I often have to compute mean of rounded numbers, and I would make sure that rounding number does not affect too much the mean.

Having three functions, $\mathrm{floor}$, $\mathrm{round}$ and $\mathrm{ceil}$ which respectively take the previous, the closest, the next integer to $x_i$, the following relations hold: $$ \mathrm{floor}(x_i) \leq \mathrm{round}(x_i) \leq \mathrm{ceil}(x_i) $$

And also:

$$ \mathrm{floor}(x_i) \leq x_i \leq \mathrm{ceil}(x_i) $$

I have the intuition that rounding number cannot change the mean more than a unit.
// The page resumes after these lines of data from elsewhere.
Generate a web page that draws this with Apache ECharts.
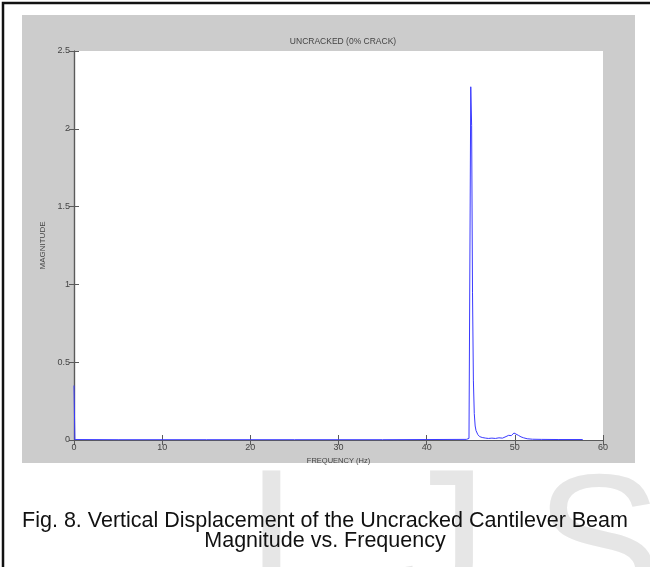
<!DOCTYPE html>
<html>
<head>
<meta charset="utf-8">
<script src="https://cdn.jsdelivr.net/npm/echarts@6/dist/echarts.min.js"></script>
<style>
  html, body { margin: 0; padding: 0; background: #ffffff; }
  #chart { width: 650px; height: 567px; }
</style>
</head>
<body>
<div id="chart"></div>
<script>
// Spectrum of the vertical displacement: frequency (Hz) and magnitude
const freqHz = [0, 0.1, 5, 10, 15, 20, 25, 30, 35, 40, 44.5, 44.8, 45.0, 45.1, 45.2, 45.3, 45.4, 45.5, 45.6, 45.8, 46.0, 46.3, 46.7, 47.0, 47.4, 47.8, 48.2, 48.6, 49.0, 49.3, 49.6, 49.9, 50.1, 50.4, 50.7, 51.0, 51.4, 52.0, 53.0, 55.0, 57.7];
const magnitude = [0.35, 0.003, 0.002, 0.002, 0.002, 0.002, 0.002, 0.002, 0.002, 0.003, 0.004, 0.01, 2.27, 2.02, 0.95, 0.38, 0.17, 0.09, 0.06, 0.035, 0.022, 0.016, 0.012, 0.01, 0.012, 0.01, 0.014, 0.012, 0.022, 0.03, 0.028, 0.045, 0.038, 0.03, 0.02, 0.014, 0.008, 0.005, 0.004, 0.003, 0.003];

const xTicks = [0, 10, 20, 30, 40, 50, 60];
const yTicks = [0, 0.5, 1, 1.5, 2, 2.5];

const chartTitle = 'UNCRACKED (0% CRACK)';
const xName = 'FREQUENCY (Hz)';
const yName = 'MAGNITUDE';
const captionLines = ['Fig. 8. Vertical Displacement of the Uncracked Cantilever Beam', 'Magnitude vs. Frequency'];
const watermark = ['I', 'J', 'S'];

const chart = echarts.init(document.getElementById('chart'), null, { renderer: 'canvas' });

const points = freqHz.map((f, i) => [f, magnitude[i]]);

const axisColor = '#5a5a5a';
const labelColor = '#444444';
const smallFont = 'Liberation Sans, Arial, sans-serif';
const markFont = '190px Liberation Sans, Arial, sans-serif';
const markColor = '#e6e6e6';
const captionFont = '21.5px Liberation Sans, Arial, sans-serif';

const tickAxisCommon = {
  type: 'value',
  min: 0,
  axisLine: { show: true, lineStyle: { color: axisColor, width: 1.2 } },
  axisTick: { show: true, inside: true, length: 5, lineStyle: { color: axisColor } },
  splitLine: { show: false }
};

chart.setOption({
  animation: false,
  backgroundColor: '#ffffff',
  graphic: [
    {
      type: 'rect', z: -10, silent: true,
      shape: { x: 3, y: 3, width: 700, height: 700 },
      style: { fill: '#ffffff', stroke: '#111111', lineWidth: 2.5 }
    },
    {
      type: 'rect', z: -9, silent: true,
      shape: { x: 22, y: 15, width: 613, height: 448 },
      style: { fill: '#cccccc' }
    },
    // faint letters behind the caption
    { type: 'text', z: -8, silent: true, x: 245, y: 454,
      style: { text: watermark[0], font: markFont, fill: markColor } },
    { type: 'text', z: -8, silent: true, x: 392, y: 454,
      style: { text: watermark[1], font: markFont, fill: markColor } },
    { type: 'text', z: -8, silent: true, x: 535, y: 459,
      style: { text: watermark[2], font: markFont, fill: markColor } },
    // caption, one line per element so each is centred
    { type: 'text', z: 10, silent: true, x: 325, y: 510,
      style: { text: captionLines[0], font: captionFont, fill: '#111111', textAlign: 'center', textVerticalAlign: 'top' } },
    { type: 'text', z: 10, silent: true, x: 325, y: 530,
      style: { text: captionLines[1], font: captionFont, fill: '#111111', textAlign: 'center', textVerticalAlign: 'top' } }
  ],
  title: {
    text: chartTitle,
    left: 338, top: 32, textAlign: 'center',
    textStyle: { fontSize: 8.5, fontWeight: 'normal', color: labelColor, fontFamily: smallFont }
  },
  grid: {
    left: 74, top: 51, right: 47, bottom: 127,
    show: true, backgroundColor: '#ffffff', borderWidth: 0
  },
  xAxis: [
    Object.assign({}, tickAxisCommon, {
      position: 'bottom', max: 60, interval: 10,
      name: xName, nameLocation: 'middle', nameGap: 13,
      nameTextStyle: { fontSize: 7.5, color: labelColor, fontFamily: smallFont },
      axisLabel: { fontSize: 9, color: labelColor, margin: 3, fontFamily: smallFont,
        formatter: v => xTicks.includes(v) ? String(v) : '' }
    }),
    Object.assign({}, tickAxisCommon, {
      position: 'top', max: 60, interval: 10,
      axisLabel: { show: false }
    })
  ],
  yAxis: [
    Object.assign({}, tickAxisCommon, {
      position: 'left', max: 2.5, interval: 0.5,
      name: yName, nameLocation: 'middle', nameGap: 24, nameRotate: 90,
      nameTextStyle: { fontSize: 8, color: labelColor, fontFamily: smallFont },
      axisLabel: { fontSize: 9, color: labelColor, margin: 4, fontFamily: smallFont,
        formatter: v => yTicks.includes(v) ? String(v) : '' }
    }),
    Object.assign({}, tickAxisCommon, {
      position: 'right', max: 2.5, interval: 0.5,
      axisLabel: { show: false }
    })
  ],
  series: [{
    type: 'line',
    data: points,
    xAxisIndex: 0, yAxisIndex: 0,
    showSymbol: false,
    lineStyle: { color: '#3a3aff', width: 1 },
    z: 5
  }]
});
</script>
</body>
</html>
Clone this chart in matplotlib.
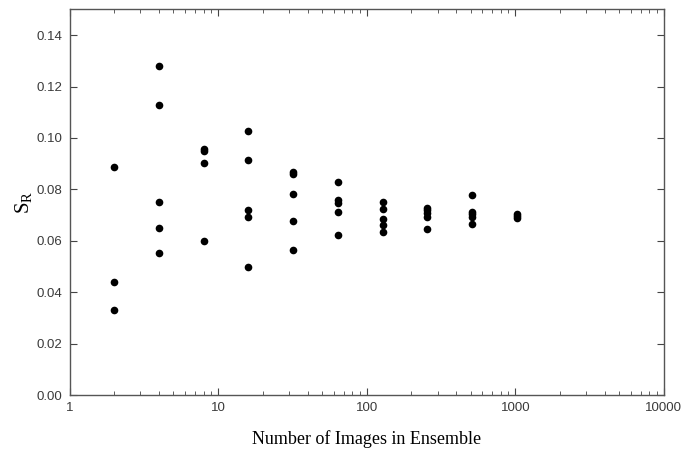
import matplotlib.pyplot as plt
from matplotlib.ticker import LogLocator, FixedLocator, NullFormatter

plt.rcParams['mathtext.fontset'] = 'custom'
plt.rcParams['mathtext.rm'] = 'Liberation Serif'
plt.rcParams['mathtext.it'] = 'Liberation Serif'

# ensemble size and measured S_R values at each size
n_images = [2, 4, 8, 16, 32, 64, 128, 256, 512, 1024]
s_r = [
    [0.0886, 0.0440, 0.0331],
    [0.1280, 0.1128, 0.0751, 0.0648, 0.0554],
    [0.0957, 0.0950, 0.0901, 0.0599],
    [0.1029, 0.0916, 0.0718, 0.0694, 0.0497],
    [0.0869, 0.0860, 0.0781, 0.0677, 0.0564],
    [0.0830, 0.0759, 0.0748, 0.0711, 0.0621],
    [0.0750, 0.0723, 0.0686, 0.0663, 0.0634],
    [0.0729, 0.0718, 0.0709, 0.0693, 0.0646],
    [0.0778, 0.0713, 0.0703, 0.0692, 0.0665],
    [0.0705, 0.0697, 0.0690],
]
y_ticks = [0.0, 0.02, 0.04, 0.06, 0.08, 0.10, 0.12, 0.14]
x_ticks = [1, 10, 100, 1000, 10000]

xs = []
ys = []
for n, vals in zip(n_images, s_r):
    xs += [n] * len(vals)
    ys += vals

fig = plt.figure(figsize=(6.83, 4.5), dpi=100)
ax = fig.add_axes([0.1018, 0.1222, 0.8702, 0.8567])

ax.plot(xs, ys, 'o', color='black', markersize=5.5, markeredgewidth=0)

ax.set_xscale('log')
ax.set_xlim(1, 10000)
ax.set_ylim(0, 0.15)

ax.xaxis.set_minor_locator(LogLocator(base=10, subs=range(2, 10)))
ax.xaxis.set_minor_formatter(NullFormatter())
ax.set_xticks(x_ticks)
ax.set_xticklabels([str(v) for v in x_ticks])
ax.yaxis.set_major_locator(FixedLocator(y_ticks))
ax.set_yticklabels(['%.2f' % v for v in y_ticks])

ax.tick_params(which='both', direction='in', top=True, right=True,
               labelsize=9.5, labelcolor='#3a3a3a', color='#444444')
ax.tick_params(which='major', length=5, width=0.8, pad=5)
ax.tick_params(which='minor', length=3, width=0.6)

for side in ax.spines.values():
    side.set_color('#555555')
    side.set_linewidth(1.0)

for lab in ax.get_xticklabels() + ax.get_yticklabels():
    lab.set_family('Liberation Sans')

ax.set_xlabel('Number of Images in Ensemble', family='Liberation Serif',
              fontsize=13, labelpad=12)
ax.set_ylabel(r'$\mathrm{S_R}$', fontsize=15, labelpad=2)

fig.savefig('out.png', dpi=100)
Thus I would like to prove than:

$$ |\bar{x} - \bar{x}^*| \leq 1 $$

Where:

$$ \bar{x} = \frac{1}{n}\sum_i^n{x_i} \,,\quad \bar{x}^* = \frac{1}{n}\sum_i^n{\mathrm{round}(x_i)} $$

My reasoning is the following:

I may state that:

$$ \frac{1}{n}\sum_i^n{\mathrm{floor}(x_i)} \leq \bar{x}^* \leq \frac{1}{n}\sum_i^n{\mathrm{ceil}(x_i)} $$

And:

$$ \frac{1}{n}\sum_i^n{\mathrm{floor}(x_i)} \leq \bar{x} \leq \frac{1}{n}\sum_i^n{\mathrm{ceil}(x_i)} $$

Because of the definition of those functions and linearity of inequalities operations (there are only addition and multiplication by positive numbers).

We also may observe than:

$$ \mathrm{ceil}(x_i) \leq x_i + 1 $$

And:

$$ \mathrm{floor}(x_i) \geq x_i - 1 $$

By expanding summation, it leads to:

$$ \bar{x} - 1 \leq \bar{x}^* \leq \bar{x} + 1 $$

Which is what I want to prove. I am right doing this reasoning. How could I make it more formal?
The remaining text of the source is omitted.